Short exercise: Please set down all the lines beneath this one exactly, without the pictures.

___ Provided data

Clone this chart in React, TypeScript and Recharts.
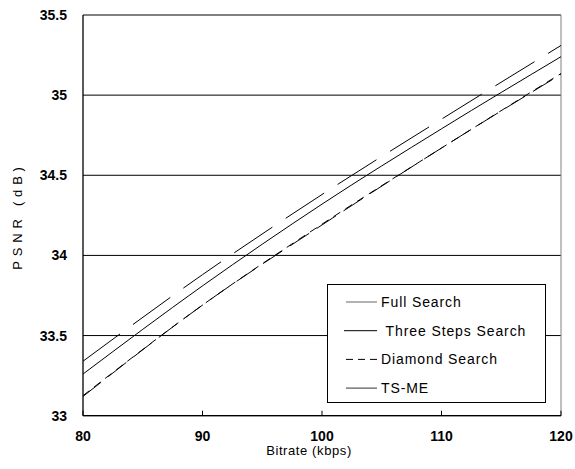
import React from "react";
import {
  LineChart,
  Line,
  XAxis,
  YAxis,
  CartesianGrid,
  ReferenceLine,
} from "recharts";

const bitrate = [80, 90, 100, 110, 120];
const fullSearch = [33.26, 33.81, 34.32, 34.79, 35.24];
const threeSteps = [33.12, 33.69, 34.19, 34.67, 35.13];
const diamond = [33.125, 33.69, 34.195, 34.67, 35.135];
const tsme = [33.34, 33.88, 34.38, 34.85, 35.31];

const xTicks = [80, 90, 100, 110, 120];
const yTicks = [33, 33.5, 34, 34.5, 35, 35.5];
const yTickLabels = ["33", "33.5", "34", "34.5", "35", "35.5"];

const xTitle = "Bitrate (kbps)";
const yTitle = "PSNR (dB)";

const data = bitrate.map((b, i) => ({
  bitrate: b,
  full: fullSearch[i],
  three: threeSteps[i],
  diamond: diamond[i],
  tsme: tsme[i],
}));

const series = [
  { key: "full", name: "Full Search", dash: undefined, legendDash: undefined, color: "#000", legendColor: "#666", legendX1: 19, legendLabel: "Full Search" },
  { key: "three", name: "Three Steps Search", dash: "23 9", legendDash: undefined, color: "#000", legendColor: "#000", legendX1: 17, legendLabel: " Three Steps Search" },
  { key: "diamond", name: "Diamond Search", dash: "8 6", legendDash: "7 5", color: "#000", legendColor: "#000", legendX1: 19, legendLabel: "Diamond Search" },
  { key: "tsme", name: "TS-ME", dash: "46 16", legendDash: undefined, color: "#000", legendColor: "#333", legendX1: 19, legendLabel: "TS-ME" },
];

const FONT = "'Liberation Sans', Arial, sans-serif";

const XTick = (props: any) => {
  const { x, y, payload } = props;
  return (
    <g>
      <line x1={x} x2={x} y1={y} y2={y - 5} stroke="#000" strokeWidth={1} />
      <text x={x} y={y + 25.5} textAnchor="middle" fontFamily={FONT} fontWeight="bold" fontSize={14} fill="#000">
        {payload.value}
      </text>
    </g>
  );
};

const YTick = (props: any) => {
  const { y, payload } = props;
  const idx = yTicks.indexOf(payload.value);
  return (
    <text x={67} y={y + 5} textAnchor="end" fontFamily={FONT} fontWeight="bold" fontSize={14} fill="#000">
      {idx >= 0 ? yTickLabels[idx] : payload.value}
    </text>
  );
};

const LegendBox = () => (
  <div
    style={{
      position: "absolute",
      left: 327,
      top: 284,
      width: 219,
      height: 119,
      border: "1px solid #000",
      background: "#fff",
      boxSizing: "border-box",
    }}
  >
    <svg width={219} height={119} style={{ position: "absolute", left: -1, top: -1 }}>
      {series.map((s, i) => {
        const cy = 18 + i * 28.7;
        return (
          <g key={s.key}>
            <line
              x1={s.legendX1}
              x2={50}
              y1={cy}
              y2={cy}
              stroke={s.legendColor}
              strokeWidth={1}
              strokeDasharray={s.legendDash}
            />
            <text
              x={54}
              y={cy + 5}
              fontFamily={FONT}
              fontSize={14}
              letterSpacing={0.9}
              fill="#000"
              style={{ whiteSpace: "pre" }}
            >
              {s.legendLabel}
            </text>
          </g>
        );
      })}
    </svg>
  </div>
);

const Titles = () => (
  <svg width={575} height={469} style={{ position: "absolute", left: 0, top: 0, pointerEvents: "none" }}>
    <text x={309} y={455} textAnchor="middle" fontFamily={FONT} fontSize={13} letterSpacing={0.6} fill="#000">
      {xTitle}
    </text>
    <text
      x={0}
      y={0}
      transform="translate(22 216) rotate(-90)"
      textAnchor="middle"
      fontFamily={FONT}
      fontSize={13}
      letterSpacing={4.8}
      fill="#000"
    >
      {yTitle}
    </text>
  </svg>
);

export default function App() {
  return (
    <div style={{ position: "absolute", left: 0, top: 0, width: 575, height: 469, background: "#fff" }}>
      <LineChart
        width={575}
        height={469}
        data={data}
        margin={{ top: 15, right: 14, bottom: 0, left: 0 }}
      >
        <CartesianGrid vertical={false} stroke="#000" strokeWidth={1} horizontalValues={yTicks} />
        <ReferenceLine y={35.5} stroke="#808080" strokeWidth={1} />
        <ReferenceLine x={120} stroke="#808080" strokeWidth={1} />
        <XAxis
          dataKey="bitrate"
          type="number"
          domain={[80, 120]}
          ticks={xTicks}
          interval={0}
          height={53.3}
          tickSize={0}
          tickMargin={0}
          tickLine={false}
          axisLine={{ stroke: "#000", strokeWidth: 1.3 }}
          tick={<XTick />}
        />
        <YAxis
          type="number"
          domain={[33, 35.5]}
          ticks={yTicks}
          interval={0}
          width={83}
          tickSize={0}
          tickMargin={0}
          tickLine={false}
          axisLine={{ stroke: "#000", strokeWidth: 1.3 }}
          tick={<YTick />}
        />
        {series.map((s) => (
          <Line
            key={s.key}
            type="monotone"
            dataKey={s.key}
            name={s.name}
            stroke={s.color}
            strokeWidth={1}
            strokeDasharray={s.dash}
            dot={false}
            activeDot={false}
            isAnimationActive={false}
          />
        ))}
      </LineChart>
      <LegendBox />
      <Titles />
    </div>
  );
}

______

Correct result:
Clone this chart in React, TypeScript and Recharts.
import React from "react";
import {
  LineChart,
  Line,
  XAxis,
  YAxis,
  CartesianGrid,
  ReferenceLine,
} from "recharts";

const bitrate = [80, 90, 100, 110, 120];
const fullSearch = [33.26, 33.81, 34.32, 34.79, 35.24];
const threeSteps = [33.12, 33.69, 34.19, 34.67, 35.13];
const diamond = [33.125, 33.69, 34.195, 34.67, 35.135];
const tsme = [33.34, 33.88, 34.38, 34.85, 35.31];

const xTicks = [80, 90, 100, 110, 120];
const yTicks = [33, 33.5, 34, 34.5, 35, 35.5];
const yTickLabels = ["33", "33.5", "34", "34.5", "35", "35.5"];

const xTitle = "Bitrate (kbps)";
const yTitle = "PSNR (dB)";

const data = bitrate.map((b, i) => ({
  bitrate: b,
  full: fullSearch[i],
  three: threeSteps[i],
  diamond: diamond[i],
  tsme: tsme[i],
}));

const series = [
  { key: "full", name: "Full Search", dash: undefined, legendDash: undefined, color: "#000", legendColor: "#666", legendX1: 19, legendLabel: "Full Search" },
  { key: "three", name: "Three Steps Search", dash: "23 9", legendDash: undefined, color: "#000", legendColor: "#000", legendX1: 17, legendLabel: " Three Steps Search" },
  { key: "diamond", name: "Diamond Search", dash: "8 6", legendDash: "7 5", color: "#000", legendColor: "#000", legendX1: 19, legendLabel: "Diamond Search" },
  { key: "tsme", name: "TS-ME", dash: "46 16", legendDash: undefined, color: "#000", legendColor: "#333", legendX1: 19, legendLabel: "TS-ME" },
];

const FONT = "'Liberation Sans', Arial, sans-serif";

const XTick = (props: any) => {
  const { x, y, payload } = props;
  return (
    <g>
      <line x1={x} x2={x} y1={y} y2={y - 5} stroke="#000" strokeWidth={1} />
      <text x={x} y={y + 25.5} textAnchor="middle" fontFamily={FONT} fontWeight="bold" fontSize={14} fill="#000">
        {payload.value}
      </text>
    </g>
  );
};

const YTick = (props: any) => {
  const { y, payload } = props;
  const idx = yTicks.indexOf(payload.value);
  return (
    <text x={67} y={y + 5} textAnchor="end" fontFamily={FONT} fontWeight="bold" fontSize={14} fill="#000">
      {idx >= 0 ? yTickLabels[idx] : payload.value}
    </text>
  );
};

const LegendBox = () => (
  <div
    style={{
      position: "absolute",
      left: 327,
      top: 284,
      width: 219,
      height: 119,
      border: "1px solid #000",
      background: "#fff",
      boxSizing: "border-box",
    }}
  >
    <svg width={219} height={119} style={{ position: "absolute", left: -1, top: -1 }}>
      {series.map((s, i) => {
        const cy = 18 + i * 28.7;
        return (
          <g key={s.key}>
            <line
              x1={s.legendX1}
              x2={50}
              y1={cy}
              y2={cy}
              stroke={s.legendColor}
              strokeWidth={1}
              strokeDasharray={s.legendDash}
            />
            <text
              x={54}
              y={cy + 5}
              fontFamily={FONT}
              fontSize={14}
              letterSpacing={0.9}
              fill="#000"
              style={{ whiteSpace: "pre" }}
            >
              {s.legendLabel}
            </text>
          </g>
        );
      })}
    </svg>
  </div>
);

const Titles = () => (
  <svg width={575} height={469} style={{ position: "absolute", left: 0, top: 0, pointerEvents: "none" }}>
    <text x={309} y={455} textAnchor="middle" fontFamily={FONT} fontSize={13} letterSpacing={0.6} fill="#000">
      {xTitle}
    </text>
    <text
      x={0}
      y={0}
      transform="translate(22 216) rotate(-90)"
      textAnchor="middle"
      fontFamily={FONT}
      fontSize={13}
      letterSpacing={4.8}
      fill="#000"
    >
      {yTitle}
    </text>
  </svg>
);

export default function App() {
  return (
    <div style={{ position: "absolute", left: 0, top: 0, width: 575, height: 469, background: "#fff" }}>
      <LineChart
        width={575}
        height={469}
        data={data}
        margin={{ top: 15, right: 14, bottom: 0, left: 0 }}
      >
        <CartesianGrid vertical={false} stroke="#000" strokeWidth={1} horizontalValues={yTicks} />
        <ReferenceLine y={35.5} stroke="#808080" strokeWidth={1} />
        <ReferenceLine x={120} stroke="#808080" strokeWidth={1} />
        <XAxis
          dataKey="bitrate"
          type="number"
          domain={[80, 120]}
          ticks={xTicks}
          interval={0}
          height={53.3}
          tickSize={0}
          tickMargin={0}
          tickLine={false}
          axisLine={{ stroke: "#000", strokeWidth: 1.3 }}
          tick={<XTick />}
        />
        <YAxis
          type="number"
          domain={[33, 35.5]}
          ticks={yTicks}
          interval={0}
          width={83}
          tickSize={0}
          tickMargin={0}
          tickLine={false}
          axisLine={{ stroke: "#000", strokeWidth: 1.3 }}
          tick={<YTick />}
        />
        {series.map((s) => (
          <Line
            key={s.key}
            type="monotone"
            dataKey={s.key}
            name={s.name}
            stroke={s.color}
            strokeWidth={1}
            strokeDasharray={s.dash}
            dot={false}
            activeDot={false}
            isAnimationActive={false}
          />
        ))}
      </LineChart>
      <LegendBox />
      <Titles />
    </div>
  );
}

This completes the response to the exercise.